Si j’étais encore dans le paysage, mais je suis retiré des voitures, j’apporterais ma contribution au débat. À vous de vous forger une opinion, pour ma part je n’ai qu’une seule certitude c’est que les outils d’analyse des deux bords extrêmes sont inefficients pour donner aux agriculteurs comme aux pouvoirs publics les bases d’une nouvelle révolution verte.
Emmanuel Macron vient d’effectuer une longue visite au salon de l’agriculture, une visite aux acteurs de l’un des secteurs de notre économie qui est certainement le plus mal en point dans le contexte actuel, qui est celui d’une compétition mondiale implacable.

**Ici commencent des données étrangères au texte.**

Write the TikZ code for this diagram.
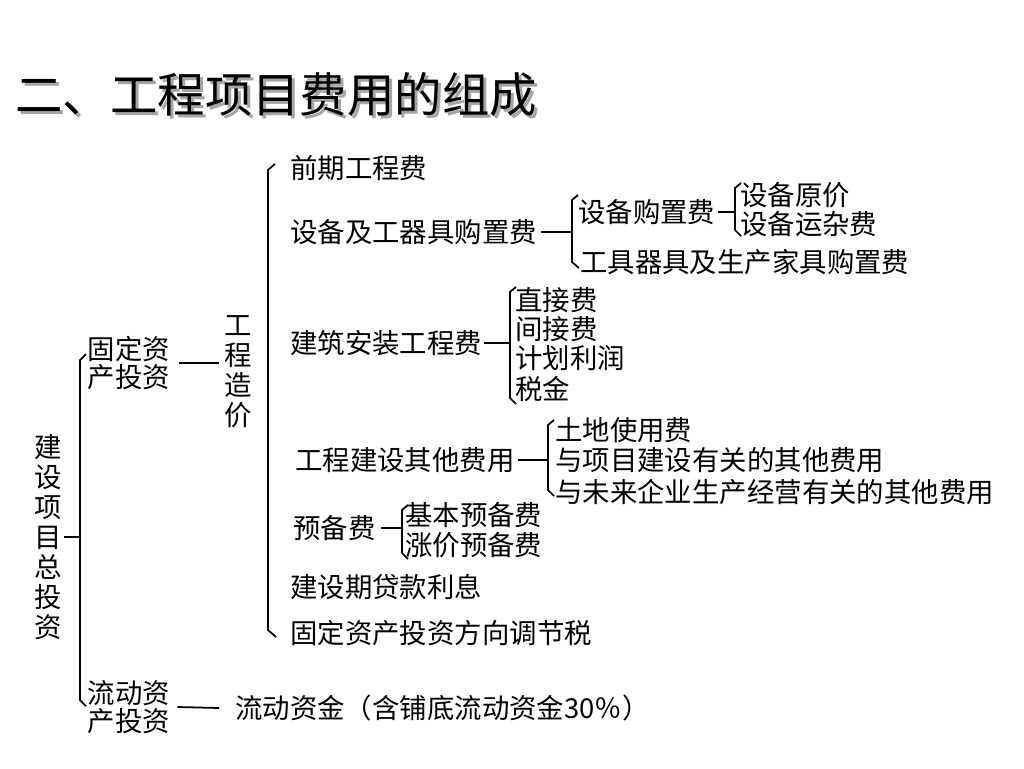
\documentclass[tikz,border=0pt]{standalone}
\usepackage{fontspec}
\setmainfont{Noto Sans CJK SC}
\usepackage{tikz}

\begin{document}
\begin{tikzpicture}[
    x=0.02cm, y=-0.02cm,
    ln/.style={line width=1pt},
    lbl/.style={anchor=west, inner sep=0pt, font=\fontsize{15.6}{16.5}\selectfont},
    vtx/.style={align=center, inner sep=0pt, font=\fontsize{15.6}{17.1}\selectfont},
    dbl/.style={align=center, inner sep=0pt, font=\fontsize{15.6}{16.3}\selectfont},
    ttl/.style={anchor=west, inner sep=0pt, font=\fontsize{27}{30}\selectfont},
  ]
  \path[use as bounding box, fill=white] (0,0) rectangle (1024,768);

  % ============ Title ============
  \node[ttl, text=black!35] (titleshd) at (18,98) {二、工程项目费用的组成};
  \node[ttl] (title) at (15,95) {二、工程项目费用的组成};

  % ============ Root ============
  \node[vtx] (zt) at (48,537) {建\\设\\项\\目\\总\\投\\资};
  \coordinate (kb0t) at (80,360);
  \coordinate (kb0b) at (80,700);
  \draw[ln] (kb0t) ++(6,-6) -- (kb0t) -- (kb0b) -- ++(6,6);
  \draw[ln] ([xshift=1pt]zt.east) -- (zt.east -| kb0t);

  % ============ Fixed assets ============
  \node[dbl] (gd) at (129,363) {固定资\\产投资};
  \node[vtx] (gcz) at (238,372) {工\\程\\造\\价};
  \draw[ln] ([xshift=5pt]gd.east) -- ([xshift=-3pt]gd.east -| gcz.west);

  \coordinate (kb1t) at (268,170);
  \coordinate (kb1b) at (268,630);
  \draw[ln] (kb1t) ++(7,-6) -- (kb1t) -- (kb1b) -- ++(8,7);

  \node[lbl] (qq) at (290,168) {前期工程费};
  \node[lbl] (sb) at (290,232) {设备及工器具购置费};
  \node[lbl] (jz) at (290,343) {建筑安装工程费};
  \node[lbl] (qt) at (295,460) {工程建设其他费用};
  \node[lbl] (yb) at (293,528) {预备费};
  \node[lbl] (dk) at (290,587) {建设期贷款利息};
  \node[lbl] (fx) at (290,633) {固定资产投资方向调节税};

  % ---- equipment ----
  \coordinate (kb2t) at (572,200);
  \coordinate (kb2b) at (572,262);
  \draw[ln] (kb2t) ++(6,-5) -- (kb2t) -- (kb2b) -- ++(7,6);
  \draw[ln] ([xshift=2pt]sb.east) -- (sb.east -| kb2t);

  \node[lbl] (sbgz) at (578,212) {设备购置费};
  \node[lbl] (gjqj) at (580,262) {工具器具及生产家具购置费};

  \coordinate (kb3t) at (735,188);
  \coordinate (kb3b) at (735,230);
  \draw[ln] (kb3t) ++(6,-5) -- (kb3t) -- (kb3b) -- ++(6,6);
  \draw[ln] ([xshift=1pt]sbgz.east) -- (sbgz.east -| kb3t);

  \node[lbl] (sbyj) at (740,195) {设备原价};
  \node[lbl] (sbyz) at (740,224) {设备运杂费};

  % ---- construction ----
  \coordinate (kb4t) at (510,292);
  \coordinate (kb4b) at (510,398);
  \draw[ln] (kb4t) ++(6,-5) -- (kb4t) -- (kb4b) -- ++(6,6);
  \draw[ln] ([xshift=1pt]jz.east) -- (jz.east -| kb4t);

  \node[lbl] (zj) at (515,300) {直接费};
  \node[lbl] (jj) at (515,329) {间接费};
  \node[lbl] (jh) at (515,358) {计划利润};
  \node[lbl] (sj) at (515,389) {税金};

  % ---- other costs ----
  \coordinate (kb5t) at (548,425);
  \coordinate (kb5b) at (548,490);
  \draw[ln] (kb5t) ++(6,-5) -- (kb5t) -- (kb5b) -- ++(6,6);
  \draw[ln] ([xshift=2pt]qt.east) -- (qt.east -| kb5t);

  \node[lbl] (td) at (555,430) {土地使用费};
  \node[lbl] (xm) at (555,460) {与项目建设有关的其他费用};
  \node[lbl] (wl) at (555,492) {与未来企业生产经营有关的其他费用};

  % ---- reserve ----
  \coordinate (kb6t) at (402,510);
  \coordinate (kb6b) at (402,553);
  \draw[ln] (kb6t) ++(6,-5) -- (kb6t) -- (kb6b) -- ++(6,6);
  \draw[ln] ([xshift=3pt]yb.east) -- (yb.east -| kb6t);

  \node[lbl] (jb) at (405,515) {基本预备费};
  \node[lbl] (zjb) at (405,545) {涨价预备费};

  % ============ Current assets ============
  \node[dbl] (ld) at (129,707) {流动资\\产投资};
  \node[lbl] (ldzj) at (235,708) {流动资金（含铺底流动资金30％）};
  \draw[ln] ([xshift=4pt]ld.east) -- ([xshift=-9pt]ldzj.west);

\end{tikzpicture}
\end{document}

Ce secteur de notre économie vit sous perfusion, les aides de la PAC jouant le rôle d’un analgésique qui, certes, calme les douleurs, mais n’a aucun effet curatif. Avec l’ouverture des frontières exigée par les doctrines libérales, on découvre avec stupéfaction que, hormis le secteur de la viticulture qui tire encore bien son épingle du jeu, aucun secteur de notre agriculture n’est en mesure de soutenir la concurrence étrangère.

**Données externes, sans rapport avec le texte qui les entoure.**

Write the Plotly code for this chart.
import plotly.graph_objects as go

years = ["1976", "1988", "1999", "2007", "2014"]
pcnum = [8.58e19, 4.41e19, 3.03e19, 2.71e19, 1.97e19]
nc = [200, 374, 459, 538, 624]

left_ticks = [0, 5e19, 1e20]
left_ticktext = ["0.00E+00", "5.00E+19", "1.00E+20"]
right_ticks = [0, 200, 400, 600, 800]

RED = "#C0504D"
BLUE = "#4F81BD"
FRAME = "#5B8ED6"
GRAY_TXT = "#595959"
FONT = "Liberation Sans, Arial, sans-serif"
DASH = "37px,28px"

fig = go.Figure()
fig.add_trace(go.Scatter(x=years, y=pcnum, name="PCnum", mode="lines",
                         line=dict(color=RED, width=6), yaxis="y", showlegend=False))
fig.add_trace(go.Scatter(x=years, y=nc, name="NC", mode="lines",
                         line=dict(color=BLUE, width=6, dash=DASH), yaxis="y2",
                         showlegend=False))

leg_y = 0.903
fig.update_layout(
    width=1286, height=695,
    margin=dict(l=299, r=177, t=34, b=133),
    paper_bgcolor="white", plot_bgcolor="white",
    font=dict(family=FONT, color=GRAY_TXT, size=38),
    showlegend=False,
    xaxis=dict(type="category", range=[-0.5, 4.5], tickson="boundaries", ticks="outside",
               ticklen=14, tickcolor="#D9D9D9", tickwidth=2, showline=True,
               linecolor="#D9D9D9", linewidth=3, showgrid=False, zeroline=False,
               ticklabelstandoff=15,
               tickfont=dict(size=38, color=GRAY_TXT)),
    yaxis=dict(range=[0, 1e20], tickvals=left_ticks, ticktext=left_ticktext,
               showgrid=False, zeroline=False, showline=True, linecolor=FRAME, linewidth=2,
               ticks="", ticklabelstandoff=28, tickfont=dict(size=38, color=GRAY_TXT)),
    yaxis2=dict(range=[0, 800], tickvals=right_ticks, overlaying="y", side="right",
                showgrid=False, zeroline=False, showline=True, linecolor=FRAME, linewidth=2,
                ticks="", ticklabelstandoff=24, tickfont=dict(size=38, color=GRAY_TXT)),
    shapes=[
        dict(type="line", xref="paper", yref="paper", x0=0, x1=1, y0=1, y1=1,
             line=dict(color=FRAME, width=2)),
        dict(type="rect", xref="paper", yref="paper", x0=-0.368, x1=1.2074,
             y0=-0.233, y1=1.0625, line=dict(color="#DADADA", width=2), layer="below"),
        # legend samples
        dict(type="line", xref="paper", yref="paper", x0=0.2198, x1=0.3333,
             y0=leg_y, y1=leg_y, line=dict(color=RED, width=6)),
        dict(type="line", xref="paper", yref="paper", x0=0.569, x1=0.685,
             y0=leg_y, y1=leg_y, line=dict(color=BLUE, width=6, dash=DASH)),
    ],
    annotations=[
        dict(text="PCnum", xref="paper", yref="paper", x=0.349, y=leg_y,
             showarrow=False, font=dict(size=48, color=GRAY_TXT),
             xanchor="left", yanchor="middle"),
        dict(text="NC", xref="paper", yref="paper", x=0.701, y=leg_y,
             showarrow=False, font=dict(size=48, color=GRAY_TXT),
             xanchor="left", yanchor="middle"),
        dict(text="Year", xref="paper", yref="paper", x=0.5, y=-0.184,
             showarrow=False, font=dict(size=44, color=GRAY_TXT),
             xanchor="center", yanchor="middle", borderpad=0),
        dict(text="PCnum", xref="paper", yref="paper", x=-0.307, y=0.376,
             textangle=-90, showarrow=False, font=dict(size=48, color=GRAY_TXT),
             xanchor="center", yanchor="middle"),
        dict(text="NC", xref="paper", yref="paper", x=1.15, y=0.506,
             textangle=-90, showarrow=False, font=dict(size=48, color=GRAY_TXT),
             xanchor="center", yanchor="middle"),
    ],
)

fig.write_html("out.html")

Avec l’abaissement extraordinaire des coûts de transport, notre agriculture ne vit plus, en effet, en vase clos. Elle a, certes, évolué dans le temps, mais sans aucune vision stratégique, et elle se trouve actuellement engagée dans une totale impasse. On est resté, en effet, très longtemps sur l’idée que la France est un grand pays agricole, un pays qui dispose de terres fertiles et de terroirs très divers ayant chacun leur spécificité, sans avoir conscience que des problèmes stratégiques pouvaient se poser à ce secteur dont on estimait qu’il est, par nature, indétrônable. Tout s’est passé comme si les responsables de notre agriculture, et tout spécialement la FNSEA, qui a très longtemps tenu la main de nos ministres de l’Agriculture, n’avait pas vu qu’il fallait complètement réviser le logiciel français. Les activités agricoles dans le monde se sont développées selon une bipolarisation :
- d’un côté, des productions qui se réalisent d’une manière très extensive, ce qui implique des exploitations ayant de très grandes surfaces, comme c’est le cas pour les productions céréalières : ce sont, là, des activités où les effets de volume impactent fortement les coûts de production.

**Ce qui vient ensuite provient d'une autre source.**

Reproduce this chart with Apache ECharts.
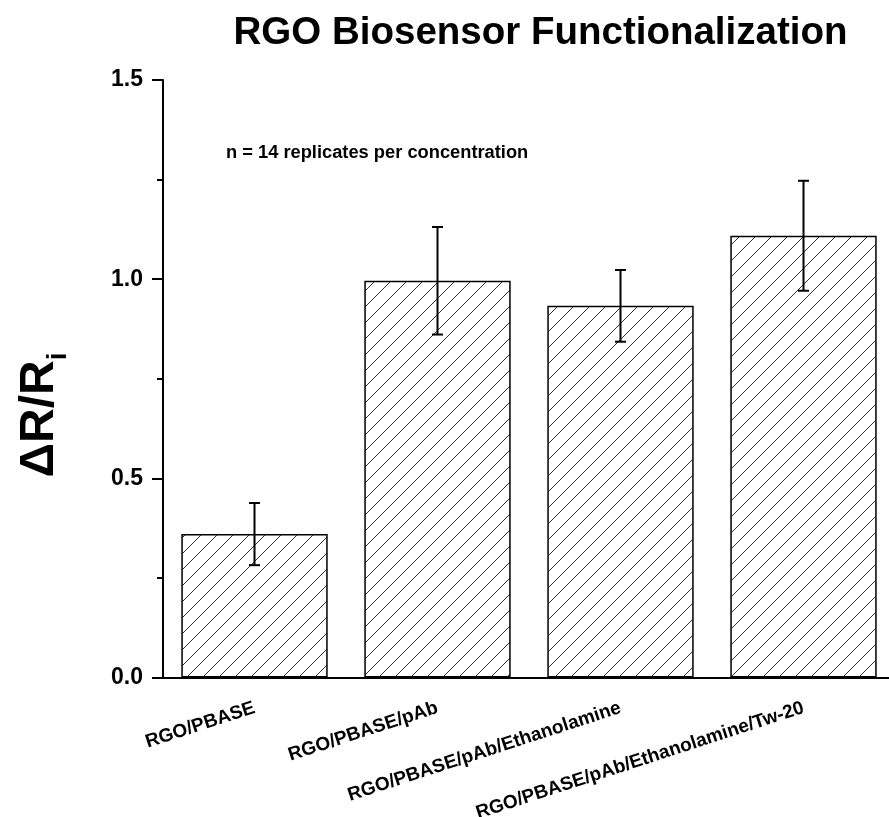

- de l’autre, des systèmes de production à caractère très intensif, généralement sous serres, où l’on parvient à maîtriser parfaitement les paramètres d’environnement, des systèmes qui nécessitent beaucoup d’investissements et une haute technicité.
Face à cette bipolarisation, la France est demeurée dans la voie médiane, vantant les vertus d’une agriculture familiale où le rôle de l’agriculteur est tout autant de produire que d’entretenir les paysages. Nos dirigeants ont installé la France dans la compétition mondiale en s’imaginant que notre agriculture était forte : bon nombre de nos compétiteurs, en relativement peu de temps, sont passés devant nous, dans différents secteurs. En somme, avec l’abaissement des coûts de transport dans le monde moderne, le train de la compétition mondiale est passé, mais l’agriculture française ne l’a pas vu venir : et elle le voit, aujourd’hui, s’éloigner devant elle, sans savoir quoi faire.